O azedume do Presidente da República (não nominalmente eleito) quando vê algum jornalista que se atreve a dizer o que não lhe agrada reflecte igualmente a frustração que deve sentir por não ter conseguido, embora tenha tentado e continue a tentar, transformar todos os jornalistas nos tais acéfalos e invertebrados ao serviço (bem pago) da sua causa.
Se nos primeiros cinco anos de poder João Lourenço fez o que fez, nestes cinco apostará no fim da liberdade de expressão e da diversidade de opiniões.
Parafraseando António Barreto sobre José Sócrates, diremos que “não sabemos se João Lourenço é fascista. Não nos parece, mas, sinceramente, não sabemos. De qualquer modo, o importante não está aí. O que ele não suporta é a independência dos outros, das pessoas, das organizações, das empresas ou das instituições.
“Não tolera ser contrariado, nem admite que se pense de modo diferente daquele que organizou com as suas poderosas agências de intoxicação a que chama de comunicação.
No seu ideal de vida, todos seriam submetidos ao Regime Disciplinar da Função Pública, revisto e reforçado pelo seu governo.” Em Angola o MPLA chama-lhe educação patriótica, ministrada por quem para contar até 12 tem de se descalçar.
E então? Então este é o país em que vivemos: A mentira é uma arte. Esta é a nossa sociedade: o cenário substitui a realidade. Esta é a cultura em vigor: o engano tem mais valor do que a verdade.
E porque é que João Lourenço, bem como os seus sipaios, não gostam do Folha 8? Desde logo porque temos a obrigação e o dever de relatar os factos com rigor e exactidão e interpretá-los com honestidade.

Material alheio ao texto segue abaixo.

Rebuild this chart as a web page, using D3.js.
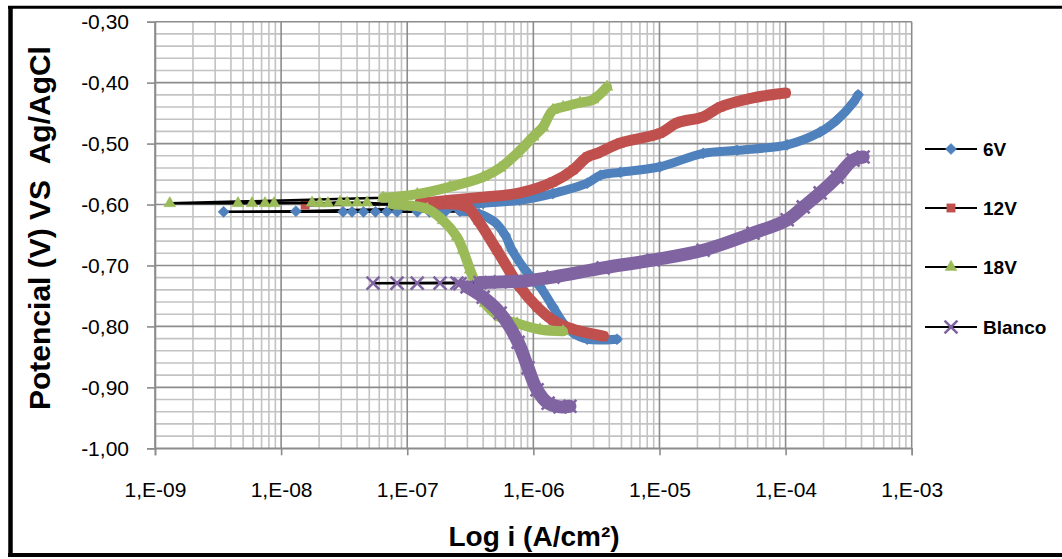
<!DOCTYPE html>
<html>
<head>
<meta charset="utf-8">
<script src="https://cdn.jsdelivr.net/npm/d3@7"></script>
<style>
  html, body { margin: 0; padding: 0; background: #fff; }
  svg { display: block; font-family: "Liberation Sans", Arial, sans-serif; }
</style>
</head>
<body>
<svg id="chart" width="1062" height="559"></svg>
<script>
// Tafel polarization curves: current density (A/cm²) vs potential (V vs Ag/AgCl)

const seriesNames = ["6V", "12V", "18V", "Blanco"];
const seriesColors = ["#4F81BD", "#C0504D", "#9BBB59", "#8064A2"];

// each curve: cathodic branch, sparse points around Ecorr, anodic branch  ([i, E])
const cathodic6V = [[4.6e-6,-0.821],[2.67e-6,-0.821],[2.07e-6,-0.811],[1.72e-6,-0.794],[1.43e-6,-0.768],[1.13e-6,-0.735],[8.59e-7,-0.707],[6.78e-7,-0.675],[5.97e-7,-0.650],[4.96e-7,-0.629],[3.7e-7,-0.615],[2.62e-7,-0.611]];
const ecorr6V = [[2.0e-7,-0.612],[1.5e-7,-0.612],[1.2e-7,-0.612],[8.3e-8,-0.612],[6.9e-8,-0.612],[5.6e-8,-0.612],[4.5e-8,-0.612],[3.65e-8,-0.612],[3.1e-8,-0.612],[3.5e-9,-0.612],[1.31e-8,-0.611]];
const anodic6V = [[1.52e-7,-0.606],[2.18e-7,-0.604],[4.0e-7,-0.598],[7.8e-7,-0.593],[1.43e-6,-0.582],[2.67e-6,-0.565],[3.4e-6,-0.552],[4.9e-6,-0.547],[1.01e-5,-0.538],[2.22e-5,-0.516],[4.12e-5,-0.511],[1.03e-4,-0.502],[1.88e-4,-0.481],[2.56e-4,-0.461],[3.43e-4,-0.433],[3.76e-4,-0.420]];

const cathodic12V = [[3.6e-6,-0.816],[1.95e-6,-0.803],[1.43e-6,-0.790],[1.07e-6,-0.768],[7.8e-7,-0.735],[5.15e-7,-0.675],[3.64e-7,-0.626],[2.98e-7,-0.604],[1.82e-7,-0.599]];
const ecorr12V = [[1.55e-8,-0.601]];
const anodic12V = [[1.26e-7,-0.598],[2.18e-7,-0.593],[4.0e-7,-0.588],[7.8e-7,-0.581],[1.43e-6,-0.563],[2.07e-6,-0.543],[2.67e-6,-0.522],[3.2e-6,-0.516],[4.9e-6,-0.499],[1.01e-5,-0.483],[1.38e-5,-0.466],[2.22e-5,-0.456],[3.03e-5,-0.440],[5.52e-5,-0.425],[1.0e-4,-0.417]];

const cathodic18V = [[1.72e-6,-0.808],[1.13e-6,-0.805],[7.43e-7,-0.795],[5.45e-7,-0.785],[4.14e-7,-0.762],[3.57e-7,-0.735],[3.15e-7,-0.707],[2.77e-7,-0.675],[2.48e-7,-0.653],[1.92e-7,-0.626],[1.44e-7,-0.607],[7.7e-8,-0.600]];
const ecorr18V = [[4.8e-8,-0.597],[4.0e-8,-0.597],[3.34e-8,-0.597],[2.93e-8,-0.596],[2.35e-8,-0.598],[2.03e-8,-0.598],[1.76e-8,-0.597],[8.8e-9,-0.598],[7.45e-9,-0.598],[5.87e-9,-0.598],[4.55e-9,-0.598],[1.31e-9,-0.598]];
const anodic18V = [[6.43e-8,-0.589],[1.2e-7,-0.583],[2.18e-7,-0.571],[4.0e-7,-0.555],[5.45e-7,-0.540],[7.43e-7,-0.516],[9.95e-7,-0.489],[1.19e-6,-0.473],[1.43e-6,-0.445],[1.72e-6,-0.440],[2.34e-6,-0.433],[2.97e-6,-0.428],[3.84e-6,-0.407]];

const cathodicBlanco = [[1.95e-6,-0.931],[1.63e-6,-0.932],[1.31e-6,-0.926],[1.07e-6,-0.904],[9.08e-7,-0.868],[7.57e-7,-0.826],[5.45e-7,-0.778],[4.0e-7,-0.752],[2.98e-7,-0.735]];
const ecorrBlanco = [[2.62e-7,-0.730],[2.48e-7,-0.729],[1.82e-7,-0.729],[1.2e-7,-0.729],[8.3e-8,-0.729],[5.36e-8,-0.729]];
const anodicBlanco = [[3.78e-7,-0.728],[5.45e-7,-0.727],[7.83e-7,-0.726],[1.43e-6,-0.719],[3.57e-6,-0.704],[8.9e-6,-0.691],[2.22e-5,-0.675],[5.52e-5,-0.647],[1.03e-4,-0.625],[1.38e-4,-0.604],[1.88e-4,-0.581],[2.56e-4,-0.555],[3.43e-4,-0.527],[4.12e-4,-0.522]];

const xTickValues = [1e-9, 1e-8, 1e-7, 1e-6, 1e-5, 1e-4, 1e-3];
const xTickLabels = ["1,E-09", "1,E-08", "1,E-07", "1,E-06", "1,E-05", "1,E-04", "1,E-03"];
const yTickValues = [-0.30, -0.40, -0.50, -0.60, -0.70, -0.80, -0.90, -1.00];
const yTickLabels = ["-0,30", "-0,40", "-0,50", "-0,60", "-0,70", "-0,80", "-0,90", "-1,00"];

const series = [
  { name: seriesNames[0], color: seriesColors[0], cathodic: cathodic6V, ecorr: ecorr6V, anodic: anodic6V, marker: "diamond", band: 9 },
  { name: seriesNames[1], color: seriesColors[1], cathodic: cathodic12V, ecorr: ecorr12V, anodic: anodic12V, marker: "square", band: 11 },
  { name: seriesNames[2], color: seriesColors[2], cathodic: cathodic18V, ecorr: ecorr18V, anodic: anodic18V, marker: "triangle", band: 10 },
  { name: seriesNames[3], color: seriesColors[3], cathodic: cathodicBlanco, ecorr: ecorrBlanco, anodic: anodicBlanco, marker: "x", band: 13 }
];

const svg = d3.select("#chart");
const x = d3.scaleLog().domain([1e-9, 1e-3]).range([155, 911.7]);
const y = d3.scaleLinear().domain([-1.0, -0.3]).range([448.3, 21.7]);

// chart frame
svg.append("line").attr("x1", 10.5).attr("x2", 10.5).attr("y1", 6).attr("y2", 557).attr("stroke", "#000").attr("stroke-width", 4.5);
svg.append("line").attr("x1", 8).attr("x2", 1062).attr("y1", 7.2).attr("y2", 7.2).attr("stroke", "#000").attr("stroke-width", 3);
svg.append("line").attr("x1", 8).attr("x2", 1062).attr("y1", 555).attr("y2", 555).attr("stroke", "#000").attr("stroke-width", 4);

// grid
const grid = svg.append("g");
const minorX = [];
for (let e = -9; e < -3; e++) for (let m = 2; m <= 9; m++) minorX.push(m * Math.pow(10, e));
const minorY = d3.range(0, 36).map(k => -1.0 + k * 0.02).filter(v => Math.abs(Math.round(v * 10) - v * 10) > 1e-6);

grid.selectAll(".mx").data(minorX).join("line")
  .attr("x1", d => x(d)).attr("x2", d => x(d)).attr("y1", y(-0.3)).attr("y2", y(-1.0))
  .attr("stroke", "#c3c3c3").attr("stroke-width", 1.6);
grid.selectAll(".my").data(minorY).join("line")
  .attr("x1", x(1e-9)).attr("x2", x(1e-3)).attr("y1", d => y(d)).attr("y2", d => y(d))
  .attr("stroke", "#c3c3c3").attr("stroke-width", 1.6);
grid.selectAll(".Mx").data(xTickValues).join("line")
  .attr("x1", d => x(d)).attr("x2", d => x(d)).attr("y1", y(-0.3)).attr("y2", y(-1.0))
  .attr("stroke", "#8c8c8c").attr("stroke-width", 1.6);
grid.selectAll(".My").data(yTickValues).join("line")
  .attr("x1", x(1e-9)).attr("x2", x(1e-3)).attr("y1", d => y(d)).attr("y2", d => y(d))
  .attr("stroke", "#8c8c8c").attr("stroke-width", 1.6);

// axes
const yAxis = svg.append("g").attr("transform", `translate(${x(1e-9)},0)`)
  .call(d3.axisLeft(y).tickValues(yTickValues).tickFormat((d, i) => yTickLabels[i]).tickSize(8).tickPadding(18));
const xAxis = svg.append("g").attr("transform", `translate(0,${y(-1.0)})`)
  .call(d3.axisBottom(x).tickValues(xTickValues).tickFormat((d, i) => xTickLabels[i]).tickSize(7).tickPadding(27));
[yAxis, xAxis].forEach(a => {
  a.select(".domain").attr("stroke", "#8c8c8c").attr("stroke-width", 1.6);
  a.selectAll(".tick line").attr("stroke", "#8c8c8c").attr("stroke-width", 1.6);
  a.selectAll(".tick text").attr("fill", "#000").style("font-size", "21px")
    .style("font-family", "'Liberation Sans', Arial, sans-serif");
});

// markers
function markerPath(type) {
  if (type === "diamond") return d3.symbol().type(d3.symbolSquare).size(62)();
  if (type === "square") return d3.symbol().type(d3.symbolSquare).size(70)();
  if (type === "triangle") return d3.symbol().type(d3.symbolTriangle).size(60)();
  return d3.symbol().type(d3.symbolTimes).size(110)();
}
function drawMarkers(g, pts, s) {
  g.selectAll(null).data(pts).join("path")
    .attr("d", markerPath(s.marker))
    .attr("transform", d => `translate(${x(d[0])},${y(d[1])})` + (s.marker === "diamond" ? " rotate(45)" : ""))
    .attr("fill", s.marker === "x" ? "none" : s.color)
    .attr("stroke", s.color)
    .attr("stroke-width", s.marker === "x" ? 2.6 : 0.5);
}

const lineGen = d3.line().x(d => x(d[0])).y(d => y(d[1]));
const bandGen = d3.line().x(d => x(d[0])).y(d => y(d[1])).curve(d3.curveCatmullRom.alpha(0.5));

series.forEach(s => {
  const g = svg.append("g");
  const all = s.cathodic.concat(s.ecorr, s.anodic);
  g.append("path").attr("d", lineGen(all)).attr("fill", "none").attr("stroke", "#000").attr("stroke-width", 2.5);
  [s.cathodic, s.anodic].forEach(branch => {
    g.append("path").attr("d", bandGen(branch)).attr("fill", "none")
      .attr("stroke", s.color).attr("stroke-width", s.band)
      .attr("stroke-linecap", "round").attr("stroke-linejoin", "round");
  });
  drawMarkers(g, all, s);
});

// axis titles
svg.append("text").attr("transform", "translate(50,228) rotate(-90)")
  .attr("text-anchor", "middle").style("font-size", "30px").style("font-weight", "bold")
  .style("white-space", "pre").text("Potencial (V) VS  Ag/AgCl");
svg.append("text").attr("x", 534).attr("y", 546)
  .attr("text-anchor", "middle").style("font-size", "28px").style("font-weight", "bold")
  .text("Log i (A/cm²)");

// legend
const legendY = [149, 208, 267, 327];
const legend = svg.append("g");
series.forEach((s, i) => {
  const ly = legendY[i];
  legend.append("line").attr("x1", 925).attr("x2", 977).attr("y1", ly).attr("y2", ly)
    .attr("stroke", "#000").attr("stroke-width", 2);
  drawMarkers(legend, [[x.invert(951), y.invert(ly)]], s);
  legend.append("text").attr("x", 983).attr("y", ly).attr("dy", "0.36em")
    .style("font-size", "19px").style("font-weight", "bold").text(s.name);
});
</script>
</body>
</html>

Porque se não procuramos saber o que se passa não estamos a cumprir a nossa missão. Porque se sabemos o que se passa e eventualmente nos calamos estamos cometer um crime junto das únicas pessoas a quem devemos prestar contas: os angolanos (nomeadamente os 20 milhões de pobres).
Porque não aceitamos restrições no acesso às fontes de informação, nomeadamente às de origem pública, e consideramos que essas restrições são uma inaceitável barreira à liberdade de expressão e ao direito de informar.
Porque nos recusamos a divulgar as nossas fontes confidenciais de informação, respeitando sagradamente os compromissos com elas assumidos. A não revelação das fontes é, aliás, uma das razões pelas quais vale a pena ser preso.
Porque se um jornalista não procura saber o que se passa é um imbecil, passando a ser um criminoso quando sabe o que se passa e se cala.